Stories from a Life #6

One Room School (Part 2)
 
   This little school,  District 21, Lake Sinai Township, Brookings County, SD, was on a hill.   The hill doesn't look very big now but as students we really enjoyed it.  It gave us a good place to use our sleds during the winter, running as fast as we could we would slam down on our sleds and go for a ride.
   The school ground was ringed by a double row of fir trees which my father, no doubt, helped to plant.  They proved great hiding for games of hide and seek.  The also created great snow banks in winter blizzards which were fun to play on.  Below the hill was a ball diamond where we played baseball.  Also, below the hill was a small stable to keep the horses students/teachers rode to school.  No one was riding to school in my memory (though one family who lived almost 3 miles from school drove a car, a 1928 Whippet)  so the stable was torn down and the lumber used to construct a backstop for baseball.  There were three outbuildings on top of the hill; out houses for boys and girls and a coal shed.
   Play ground equipment was minimal.   There was a double teeter totter which had an extended elevation of about six feet.   A home made merry ground swing was the only other item.   An old, spoked, car wheel was mounted on a steel post about ten feet high.  Chains had been hung from the wheel extending to a child height.  At a child's level wood bars were fixed to the chains to grasp.  Holding the wood bars students could run, lift their legs and swing in a circle.  The fun was limited by the amount of time one would want to hang by his/her arms.

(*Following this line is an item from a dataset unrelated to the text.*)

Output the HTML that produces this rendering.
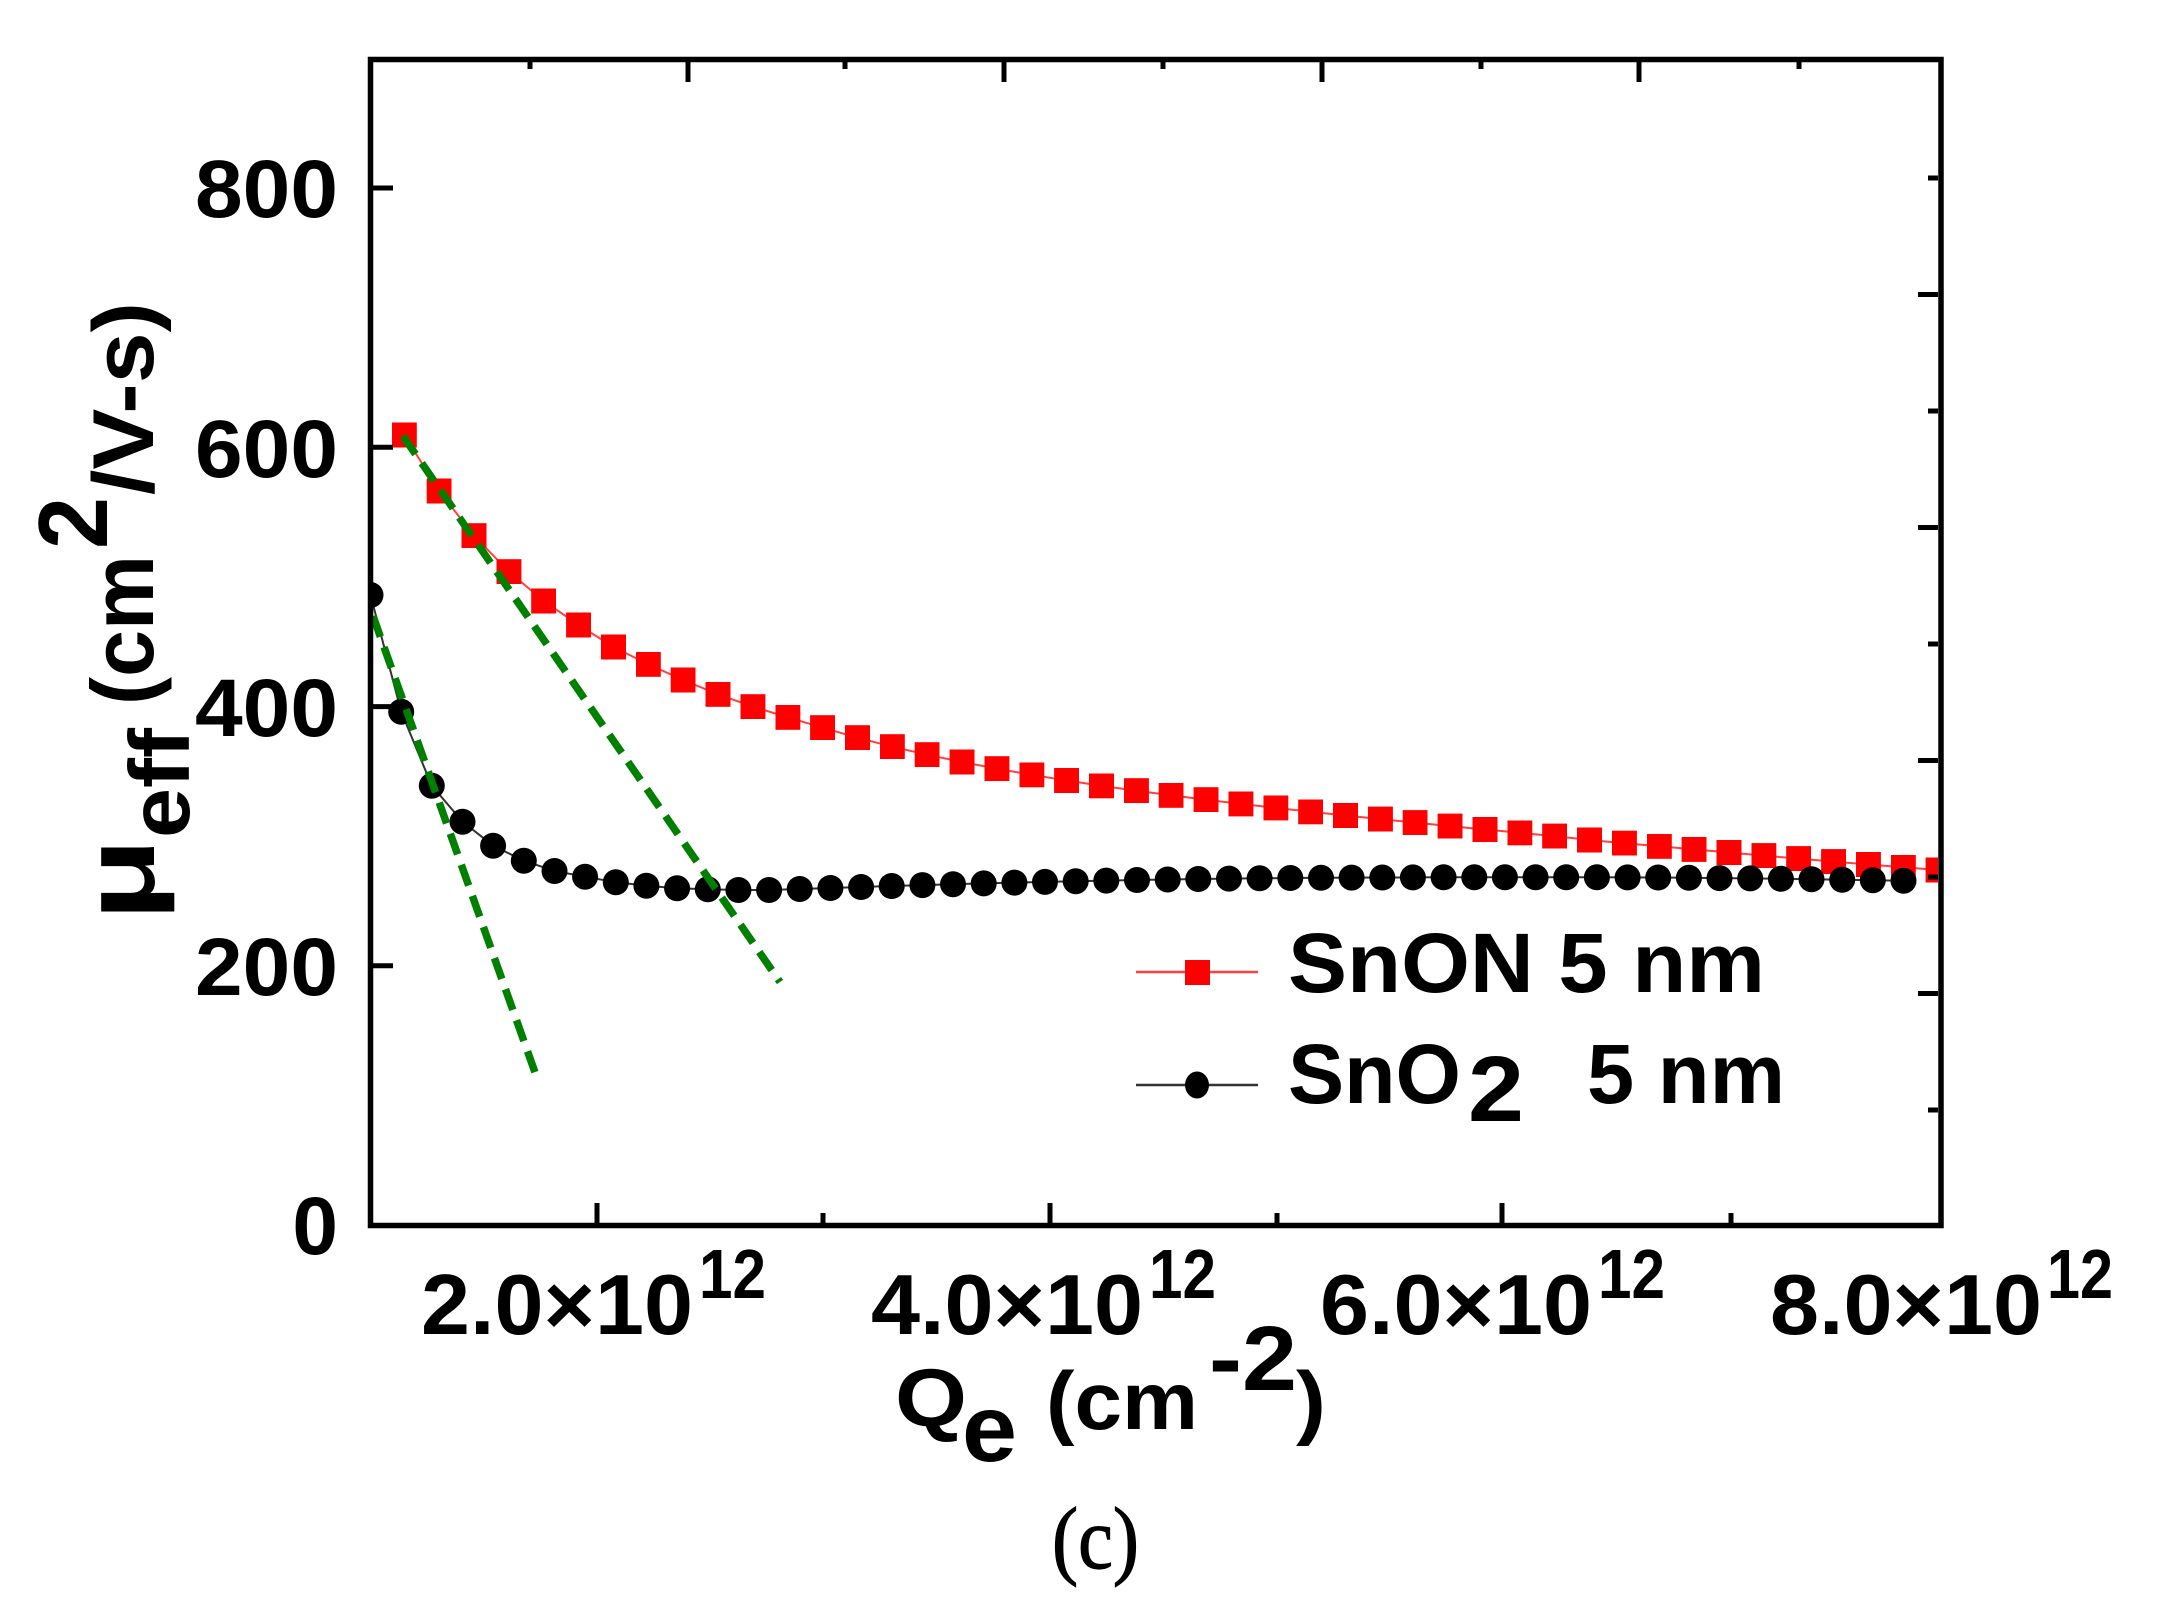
<!DOCTYPE html>
<html>
<head>
<meta charset="utf-8">
<style>
html,body{margin:0;padding:0;background:#ffffff;}
svg{display:block;}
</style>
</head>
<body>
<svg xmlns="http://www.w3.org/2000/svg" width="2171" height="1608" viewBox="0 0 2171 1608" font-family="'Liberation Sans', Arial, sans-serif" font-weight="bold">
<defs>
  <clipPath id="plot"><rect x="373" y="62" width="1565" height="1160"/></clipPath>
  <marker id="ms" viewBox="0 0 25 25" refX="12.5" refY="12.5" markerWidth="25" markerHeight="25" markerUnits="userSpaceOnUse"><rect x="0" y="0" width="25" height="25" fill="#ff0000"/></marker>
  <marker id="mc" viewBox="0 0 27 27" refX="13.5" refY="13.5" markerWidth="27" markerHeight="27" markerUnits="userSpaceOnUse"><circle cx="13.5" cy="13.5" r="13" fill="#000000"/></marker>
</defs>
<rect x="0" y="0" width="2171" height="1608" fill="#ffffff"/>

<g clip-path="url(#plot)">
  <!-- SnON series -->
  <polyline fill="none" stroke="#ff4040" stroke-width="2" marker-start="url(#ms)" marker-mid="url(#ms)" marker-end="url(#ms)"
    points="404.3,435 439.2,491 474.0,535.7 508.9,571.7 543.7,601 578.6,625 613.5,647 648.3,664.3 683.2,680 718.0,694.3 752.9,706.7 787.8,717.3 822.6,727.7 857.5,737.7 892.3,746.7 927.2,754.7 962.1,762.0 996.9,768.7 1031.8,774.8 1066.6,780.5 1101.5,785.8 1136.4,790.7 1171.2,795.3 1206.1,799.7 1240.9,803.9 1275.8,807.9 1310.7,811.8 1345.5,815.5 1380.4,819.1 1415.2,822.6 1450.1,826.1 1485.0,829.5 1519.8,832.8 1554.7,836.1 1589.5,840 1624.4,843.2 1659.3,846.3 1694.1,849.4 1729.0,852.5 1763.8,855.6 1798.7,858.6 1833.6,861.6 1868.4,864.5 1903.3,867.3 1938.1,870"/>
  <!-- SnO2 series -->
  <polyline fill="none" stroke="#333333" stroke-width="2" marker-start="url(#mc)" marker-mid="url(#mc)" marker-end="url(#mc)"
    points="370.5,595 401.2,711.7 431.8,785.7 462.5,821.7 493.1,845.7 523.8,860.7 554.5,871 585.1,876.7 615.8,882.3 646.4,885.7 677.1,888.3 707.8,889.3 738.4,890 769.1,890 799.7,889 830.4,888 861.1,887 891.7,886 922.4,885.1 953.0,884.2 983.7,883.4 1014.4,882.6 1045.0,881.9 1075.7,881.2 1106.3,880.6 1137.0,880.0 1167.7,879.5 1198.3,879.0 1229.0,878.6 1259.6,878.3 1290.3,878.0 1321.0,877.8 1351.6,877.6 1382.3,877.5 1412.9,877.4 1443.6,877.3 1474.3,877.3 1504.9,877.3 1535.6,877.3 1566.2,877.3 1596.9,877.3 1627.6,877.4 1658.2,877.5 1688.9,877.8 1719.5,878.1 1750.2,878.4 1780.9,878.8 1811.5,879.2 1842.2,879.7 1872.8,880.2 1903.5,880.7"/>
  <!-- green dashed fits -->
  <line x1="403" y1="436" x2="780" y2="982" stroke="#008000" stroke-width="7.5" stroke-dasharray="22 11"/>
  <line x1="373" y1="616" x2="537" y2="1078" stroke="#008000" stroke-width="7.5" stroke-dasharray="22 11"/>
</g>

<!-- frame -->
<rect x="370.5" y="59.5" width="1570.5" height="1166" fill="none" stroke="#000" stroke-width="5.5"/>

<!-- ticks -->
<path fill="none" stroke="#000" stroke-width="5"
  d="M373 188H393 M373 447.3H393 M373 706.6H393 M373 965.8H393
     M597 1223V1203 M1050 1223V1203 M1502 1223V1203 M823 1223V1213 M1277 1223V1213 M1731 1223V1213
     M688 62V82 M1004 62V82 M1322 62V82 M1639 62V82 M530 62V69 M845 62V69 M1163 62V69 M1481 62V69 M1799 62V69
     M1938 294.5H1918 M1938 527.5H1918 M1938 760.5H1918 M1938 993.5H1918
     M1938 178H1928 M1938 411H1928 M1938 644H1928 M1938 877H1928 M1938 1110H1928"/>

<!-- y tick labels -->
<g font-size="82" text-anchor="end" fill="#000">
  <text x="338" y="217" textLength="143" lengthAdjust="spacingAndGlyphs">800</text>
  <text x="338" y="477" textLength="143" lengthAdjust="spacingAndGlyphs">600</text>
  <text x="338" y="736" textLength="143" lengthAdjust="spacingAndGlyphs">400</text>
  <text x="338" y="995" textLength="143" lengthAdjust="spacingAndGlyphs">200</text>
  <text x="338" y="1254">0</text>
</g>

<!-- x tick labels -->
<g fill="#000">
  <text x="421" y="1334" font-size="85" textLength="272" lengthAdjust="spacingAndGlyphs">2.0×10</text>
  <text x="699" y="1298" font-size="70" textLength="67" lengthAdjust="spacingAndGlyphs">12</text>
  <text x="871" y="1334" font-size="85" textLength="272" lengthAdjust="spacingAndGlyphs">4.0×10</text>
  <text x="1149" y="1298" font-size="70" textLength="67" lengthAdjust="spacingAndGlyphs">12</text>
  <text x="1320" y="1334" font-size="85" textLength="272" lengthAdjust="spacingAndGlyphs">6.0×10</text>
  <text x="1598" y="1298" font-size="70" textLength="67" lengthAdjust="spacingAndGlyphs">12</text>
  <text x="1770" y="1334" font-size="85" textLength="272" lengthAdjust="spacingAndGlyphs">8.0×10</text>
  <text x="2047" y="1298" font-size="70" textLength="66" lengthAdjust="spacingAndGlyphs">12</text>
</g>

<!-- x axis title -->
<g fill="#000">
  <text x="895" y="1426" font-size="82" textLength="72" lengthAdjust="spacingAndGlyphs">Q</text>
  <text x="962" y="1461" font-size="95" textLength="55" lengthAdjust="spacingAndGlyphs">e</text>
  <text x="1046" y="1429" font-size="82" textLength="152" lengthAdjust="spacingAndGlyphs">(cm</text>
  <text x="1209" y="1390" font-size="92" textLength="88" lengthAdjust="spacingAndGlyphs">-2</text>
  <text x="1296" y="1429" font-size="82" textLength="30" lengthAdjust="spacingAndGlyphs">)</text>
</g>

<!-- y axis title (rotated) -->
<g transform="rotate(-90)" fill="#000">
  <text x="-921" y="154" font-size="100" textLength="83" lengthAdjust="spacingAndGlyphs">μ</text>
  <text x="-838" y="189" font-size="85" textLength="110" lengthAdjust="spacingAndGlyphs">eff</text>
  <text x="-705" y="153" font-size="88" textLength="150" lengthAdjust="spacingAndGlyphs">(cm</text>
  <text x="-549" y="107" font-size="98" textLength="52" lengthAdjust="spacingAndGlyphs">2</text>
  <text x="-495" y="153" font-size="86" textLength="193" lengthAdjust="spacingAndGlyphs">/V-s)</text>
</g>

<!-- legend -->
<line x1="1136" y1="972" x2="1258" y2="972" stroke="#ff4040" stroke-width="2.5"/>
<rect x="1185" y="960" width="25" height="25" fill="#ff0000"/>
<text x="1288" y="992" font-size="84" fill="#000" textLength="477" lengthAdjust="spacingAndGlyphs">SnON 5 nm</text>

<line x1="1136" y1="1085" x2="1258" y2="1085" stroke="#333333" stroke-width="2.5"/>
<ellipse cx="1197" cy="1085" rx="12" ry="13.5" fill="#000"/>
<text x="1288" y="1103" font-size="84" fill="#000" textLength="173" lengthAdjust="spacingAndGlyphs">SnO</text>
<text x="1468" y="1121" font-size="93" fill="#000" textLength="56" lengthAdjust="spacingAndGlyphs">2</text>
<text x="1587" y="1103" font-size="84" fill="#000" textLength="198" lengthAdjust="spacingAndGlyphs">5 nm</text>

<!-- panel label -->
<text x="1052" y="1568" font-family="'Liberation Serif', 'Times New Roman', serif" font-weight="normal" font-size="88" fill="#000" stroke="#000" stroke-width="1.2" textLength="87" lengthAdjust="spacingAndGlyphs">(c)</text>
</svg>
</body>
</html>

    Free time, two fifteen minute recesses morning and afternoon and lunch hour, after lunches eaten at our desk were almost always used for group games; kick the can, pump pump pull away, hide and seek, baseball, fox and goose, tag, anti over and sledding when the snow was right.  We had one baseball and if was lost in the tall grass over the fence the game recessed until the ball was found.  Sometimes we resorted to rolling in the grass to find the ball.
    When recess or lunch hour was over the teacher, or a favored student, would recall us to classes with a brass hand bell.  I wonder if I heard it today if it would match the sound that rings in my memory?